For decades, conservatives have tried to convince women that their choices were merely a series of tricks and traps. And the current anti-women policies of the GOP represent an effort to make that warning a reality. Dodging real-world explanations for the state of the economy and high unemployment, conservatives are now attempting a backdoor campaign to chase women out of the workplace and into their proper roles as homemakers. How else to explain increasing moves toward repealing wage-discrimination laws, rollbacks on mandatory parental leave laws, and making it all-but impossible for poor women who work to choose when to bear children?

A longstanding justification for the iconic glass ceiling is, of course, the idea that women will enter and exit the workplace to have children, racking up costs to retrain replacements. Women: choice. But ask corporate types about their efforts to improve working conditions for male employees so they will resist the urge to hop over to the competition for a better offer, and they’ll sing a different tune. It’s money well spent, they argue, to “keep good talent.” Men: design.

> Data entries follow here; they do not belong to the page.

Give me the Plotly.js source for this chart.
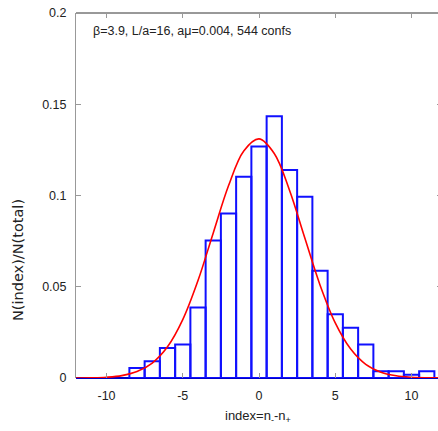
<!DOCTYPE html>
<html>
<head>
<meta charset="utf-8">
<script src="https://cdn.plot.ly/plotly-3.0.1.min.js"></script>
<style>
html, body { margin: 0; padding: 0; overflow: hidden; background: #fff; }
#chart { width: 442px; height: 431px; }
</style>
</head>
<body>
<div id="chart"></div>
<script>
// Histogram: index = n- - n+, fraction of configurations
const binCenters = [-8, -7, -6, -5, -4, -3, -2, -1, 0, 1, 2, 3, 4, 5, 6, 7, 8, 9, 10, 11];
const binFractions = [0.0055, 0.0092, 0.0165, 0.0184, 0.0386, 0.0754, 0.0901, 0.1103, 0.1268, 0.1434,
                      0.1140, 0.0993, 0.0588, 0.0349, 0.0276, 0.0184, 0.0037, 0.0037, 0.0018, 0.0037];

// Gaussian curve
const curveX = [-12, -11, -10, -9, -8, -7, -6, -5, -4, -3, -2, -1, 0, 1, 2, 3, 4, 5, 6, 7, 8, 9, 10, 11, 12];
const curveY = [0.00003, 0.00013, 0.00044, 0.0013, 0.0035, 0.0082, 0.0171, 0.0320, 0.0534, 0.0795, 0.1053, 0.1244,
                0.1310, 0.1230, 0.1029, 0.0768, 0.0510, 0.0302, 0.0160, 0.0075, 0.0032, 0.0012, 0.0004, 0.00012, 0.00003];

const xTickVals = [-10, -5, 0, 5, 10];
const xTickText = ['-10', '-5', '0', '5', '10'];
const yTickVals = [0, 0.05, 0.1, 0.15, 0.2];
const yTickText = ['0', '0.05', '0.1', '0.15', '0.2'];

const titleText = 'β=3.9, L/a=16, aμ=0.004, 544 confs';
const xTitle = 'index=n<sub>-</sub>-n<sub>+</sub>';
const yTitle = 'N(index)/N(total)';

const sans = 'Liberation Sans, Arial, sans-serif';

const L = 76, T = 13, W = 442, H = 431, B = 53, R = 0;
const pw = W - L - R, ph = H - T - B;
const px = v => (v - L) / pw;
const py = v => (H - B - v) / ph;

const traces = [
  {
    type: 'bar',
    x: binCenters,
    y: binFractions,
    width: 1,
    marker: { color: 'rgba(255,255,255,0)', line: { color: '#1010ff', width: 2 } },
    hoverinfo: 'skip'
  },
  {
    type: 'scatter',
    mode: 'lines',
    x: curveX,
    y: curveY,
    line: { color: '#ff0000', width: 1.6, shape: 'spline', smoothing: 1 },
    hoverinfo: 'skip'
  }
];

const layout = {
  width: W, height: H,
  margin: { l: L, r: R, t: T, b: B, pad: 0 },
  paper_bgcolor: '#fff', plot_bgcolor: '#fff',
  showlegend: false,
  bargap: 0,
  font: { family: sans, size: 12, color: '#222' },
  xaxis: {
    range: [-12, 12],
    tickvals: xTickVals, ticktext: xTickText,
    ticks: 'inside', ticklen: 5, tickcolor: '#999', tickwidth: 1,
    mirror: 'ticks', showline: false, showgrid: false, zeroline: false,
    ticklabelstandoff: 8,
    tickfont: { family: sans, size: 12.5, color: '#222' }
  },
  yaxis: {
    range: [0, 0.2],
    tickvals: yTickVals, ticktext: yTickText,
    ticks: 'inside', ticklen: 5, tickcolor: '#999', tickwidth: 1,
    mirror: 'ticks', showline: true, linecolor: '#999', linewidth: 1,
    showgrid: false,
    zeroline: true, zerolinecolor: '#0000c8', zerolinewidth: 2,
    ticklabelstandoff: 6,
    tickfont: { family: sans, size: 12.5, color: '#222' }
  },
  shapes: [
    { type: 'line', xref: 'paper', yref: 'paper', x0: 0, x1: 1, y0: 1, y1: 1,
      line: { color: '#333', width: 1 }, layer: 'below' }
  ],
  annotations: [
    { text: titleText, xref: 'paper', yref: 'paper', x: px(91), y: py(31),
      xanchor: 'left', yanchor: 'middle', showarrow: false,
      font: { family: sans, size: 12.5, color: '#222' } },
    { text: xTitle, xref: 'paper', yref: 'paper', x: px(257.5), y: py(416),
      xanchor: 'center', yanchor: 'middle', showarrow: false,
      font: { family: sans, size: 13, color: '#222' } },
    { text: yTitle, xref: 'paper', yref: 'paper', x: px(18), y: py(260),
      xanchor: 'center', yanchor: 'middle', showarrow: false, textangle: -90,
      font: { family: 'DejaVu Sans, sans-serif', size: 14.5, color: '#222' } }
  ]
};

Plotly.newPlot('chart', traces, layout, { displayModeBar: false, staticPlot: true });
</script>
</body>
</html>
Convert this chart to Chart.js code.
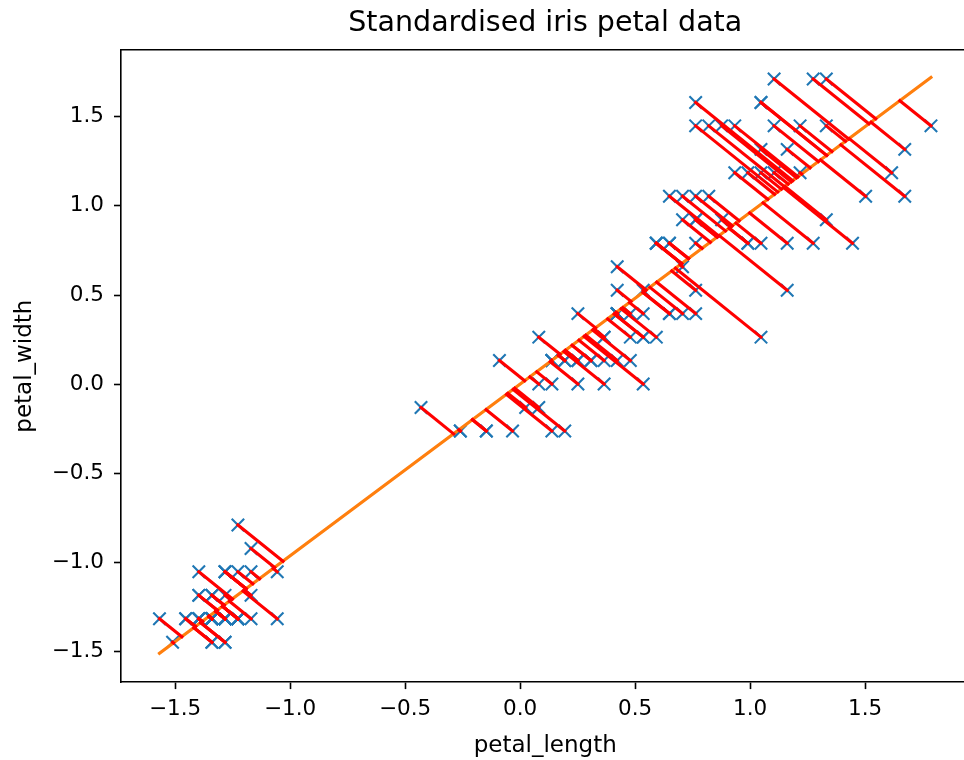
<!DOCTYPE html>
<html>
<head>
<meta charset="utf-8">
<title>Standardised iris petal data</title>
<script src="https://cdn.jsdelivr.net/npm/chart.js@4.4.1/dist/chart.umd.min.js"></script>
<style>
    html, body { margin: 0; padding: 0; background: #fff; overflow: hidden; }
    /* the axes box runs a few px past the right edge of the picture, so clip it here */
    #wrap { width: 964px; height: 760px; overflow: hidden; position: relative; }
    #petalChart { display: block; }
</style>
</head>
<body>
<div id="wrap"><canvas id="petalChart" width="972" height="760"></canvas></div>
<script>
// Data: standardised petal length / width (150 iris samples)
const petalLength = [
    -1.340, -1.340, -1.397, -1.283, -1.340, -1.170, -1.340, -1.283, -1.340, -1.283,
    -1.283, -1.227, -1.340, -1.511, -1.454, -1.283, -1.397, -1.340, -1.170, -1.283,
    -1.170, -1.283, -1.568, -1.170, -1.056, -1.227, -1.227, -1.283, -1.340, -1.227,
    -1.227, -1.283, -1.283, -1.340, -1.283, -1.454, -1.397, -1.340, -1.397, -1.283,
    -1.397, -1.397, -1.397, -1.227, -1.056, -1.340, -1.227, -1.340, -1.283, -1.340,
    0.535, 0.422, 0.649, 0.138, 0.479, 0.422, 0.535, -0.260, 0.479, 0.081,
    -0.147, 0.251, 0.138, 0.535, -0.090, 0.365, 0.422, 0.194, 0.422, 0.081,
    0.592, 0.138, 0.649, 0.535, 0.308, 0.365, 0.592, 0.706, 0.422, -0.147,
    0.024, -0.033, 0.081, 0.763, 0.422, 0.422, 0.535, 0.365, 0.194, 0.138,
    0.365, 0.479, 0.138, -0.260, 0.251, 0.251, 0.251, 0.308, -0.431, 0.194,
    1.274, 0.763, 1.217, 1.047, 1.161, 1.615, 0.422, 1.445, 1.161, 1.331,
    0.763, 0.876, 0.990, 0.706, 0.763, 0.876, 0.990, 1.672, 1.786, 0.706,
    1.104, 0.649, 1.672, 0.649, 1.104, 1.274, 0.592, 0.649, 1.047, 1.161,
    1.331, 1.502, 1.047, 0.763, 1.047, 1.331, 1.047, 0.990, 0.592, 0.933,
    1.047, 0.763, 0.763, 1.217, 1.104, 0.820, 0.706, 0.820, 0.933, 0.763
];
const petalWidth = [
    -1.315, -1.315, -1.315, -1.315, -1.315, -1.052, -1.184, -1.315, -1.315, -1.447,
    -1.315, -1.315, -1.447, -1.447, -1.315, -1.052, -1.052, -1.184, -1.184, -1.184,
    -1.315, -1.052, -1.315, -0.921, -1.315, -1.315, -1.052, -1.315, -1.315, -1.315,
    -1.315, -1.052, -1.447, -1.315, -1.315, -1.315, -1.315, -1.447, -1.315, -1.315,
    -1.184, -1.184, -1.315, -0.789, -1.052, -1.184, -1.315, -1.315, -1.315, -1.315,
    0.264, 0.396, 0.396, 0.133, 0.396, 0.133, 0.527, -0.262, 0.133, 0.264,
    -0.262, 0.396, -0.262, 0.264, 0.133, 0.264, 0.396, -0.262, 0.396, -0.131,
    0.791, 0.133, 0.396, 0.001, 0.133, 0.264, 0.264, 0.659, 0.396, -0.262,
    -0.131, -0.262, 0.001, 0.527, 0.396, 0.527, 0.396, 0.133, 0.133, 0.133,
    0.001, 0.264, 0.001, -0.262, 0.133, 0.001, 0.133, 0.133, -0.131, 0.133,
    1.712, 0.922, 1.186, 0.791, 1.317, 1.186, 0.659, 0.791, 0.791, 1.712,
    1.054, 0.922, 1.186, 1.054, 1.580, 1.449, 0.791, 1.317, 1.449, 0.396,
    1.449, 1.054, 1.054, 0.791, 1.186, 0.791, 0.791, 0.791, 1.186, 0.527,
    0.922, 1.054, 1.317, 0.396, 0.264, 1.449, 1.580, 0.791, 0.791, 1.186,
    1.580, 1.449, 0.922, 1.449, 1.712, 1.449, 0.922, 1.054, 1.449, 0.791
];
// fitted line (orange), drawn from min to max petal_length
const fitSlope = 0.963;
const fitLineX = [-1.568, 1.786];
const fitLineY = [-1.509, 1.720];
// axis ticks + limits
const xTicks = [-1.5, -1.0, -0.5, 0.0, 0.5, 1.0, 1.5];
const yTicks = [-1.5, -1.0, -0.5, 0.0, 0.5, 1.0, 1.5];
const xLimits = [-1.7353, 1.9535];
const yLimits = [-1.6705, 1.8732];

const FONT = 'DejaVu Sans';
const fmtTick = v => (v < 0 ? '\u2212' : '') + Math.abs(v).toFixed(1);

// Siapkan dataset: garis merah dari tiap titik ke proyeksinya di garis oranye
const datasets = [];
petalLength.forEach((x, i) => {
    const y = petalWidth[i];
    const t = (x + fitSlope * y) / (1 + fitSlope * fitSlope);
    datasets.push({
        data: [{ x: x, y: y }, { x: t, y: fitSlope * t }],
        showLine: true, borderColor: '#ff0000', borderWidth: 3.1, borderCapStyle: 'square',
        pointRadius: 0, order: 0
    });
});
datasets.push({
    data: fitLineX.map((x, i) => ({ x: x, y: fitLineY[i] })),
    showLine: true, borderColor: '#ff7f0e', borderWidth: 3.1, borderCapStyle: 'square',
    pointRadius: 0, order: 1
});
datasets.push({
    data: petalLength.map((x, i) => ({ x: x, y: petalWidth[i] })),
    pointStyle: 'crossRot', pointRadius: 8.8, borderColor: '#1f77b4', borderWidth: 2.1,
    backgroundColor: 'rgba(0,0,0,0)', order: 2
});

try {
    window.petalChart = new Chart(document.getElementById('petalChart'), {
        type: 'scatter',
        data: { datasets: datasets },
        options: {
            responsive: false,
            animation: false,
            devicePixelRatio: 1,
            events: [],
            // autoPadding off, otherwise the big markers push the right edge inwards
            layout: { autoPadding: false, padding: { left: 0, right: 2.5, top: 0, bottom: 0 } },
            plugins: { legend: { display: false }, tooltip: { enabled: false }, title: { display: false } },
            scales: {
                x: {
                    type: 'linear', position: 'bottom', min: xLimits[0], max: xLimits[1],
                    afterBuildTicks: axis => { axis.ticks = xTicks.map(v => ({ value: v })); },
                    afterFit: axis => { axis.height = 77.9; },
                    grid: { drawOnChartArea: false, drawTicks: true, tickLength: 7, tickWidth: 1.6, tickColor: '#000' },
                    border: { display: true, color: '#000', width: 1.6 },
                    ticks: { color: '#000', font: { family: FONT, size: 21.5 }, padding: 7.5, maxRotation: 0, autoSkip: false, callback: fmtTick },
                    title: { display: true, text: 'petal_length', color: '#000', font: { family: FONT, size: 23 }, padding: { top: 0, bottom: 0.5 } }
                },
                xTop: {
                    type: 'linear', position: 'top', min: xLimits[0], max: xLimits[1],
                    afterFit: axis => { axis.height = 50.2; },
                    grid: { drawOnChartArea: false, drawTicks: false },
                    border: { display: true, color: '#000', width: 1.6 },
                    ticks: { display: false },
                    title: { display: true, text: 'Standardised iris petal data', color: '#000', font: { family: FONT, size: 28.5 }, padding: { top: 6.5, bottom: 0 } }
                },
                y: {
                    type: 'linear', position: 'left', min: yLimits[0], max: yLimits[1],
                    afterBuildTicks: axis => { axis.ticks = yTicks.map(v => ({ value: v })); },
                    afterFit: axis => { axis.width = 121; },
                    grid: { drawOnChartArea: false, drawTicks: true, tickLength: 7, tickWidth: 1.6, tickColor: '#000' },
                    border: { display: true, color: '#000', width: 1.6 },
                    ticks: { color: '#000', font: { family: FONT, size: 21.5 }, padding: 10, autoSkip: false, callback: fmtTick },
                    title: { display: true, text: 'petal_width', color: '#000', font: { family: FONT, size: 23 }, padding: { top: 11, bottom: 0 } }
                }
            }
        }
    });
} catch (err) { console.error('Error rendering petal chart:', err); }
</script>
</body>
</html>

So let’s put politics and mommy wars aside as we address this strange separate “interest group”—comprised of 53 percent of the population—and agree that it’s harmful to stir up needless infighting while attempting to address a critical issue in this (and any) election. Men and women both make choices. Men and women both seek to optimize their freedom. The economy is an equal-opportunity enabler or destroyer of dreams; it sinks or floats pending responsible handling of macro issues such as national debt, a capitalized working class, and fair tax policies. This perpetual sideshow wherein women are forced into combat with one another over the best way to raise children advances a discussion of U.S. economic policy not one iota. It’s time to acknowledge that, and retire the humiliating faux war among women. Choices and freedom are worthy goals for both genders, in and out of the workplace. Speak to women in non-cartoonish language, and we will choose to cast our vote as we see fit.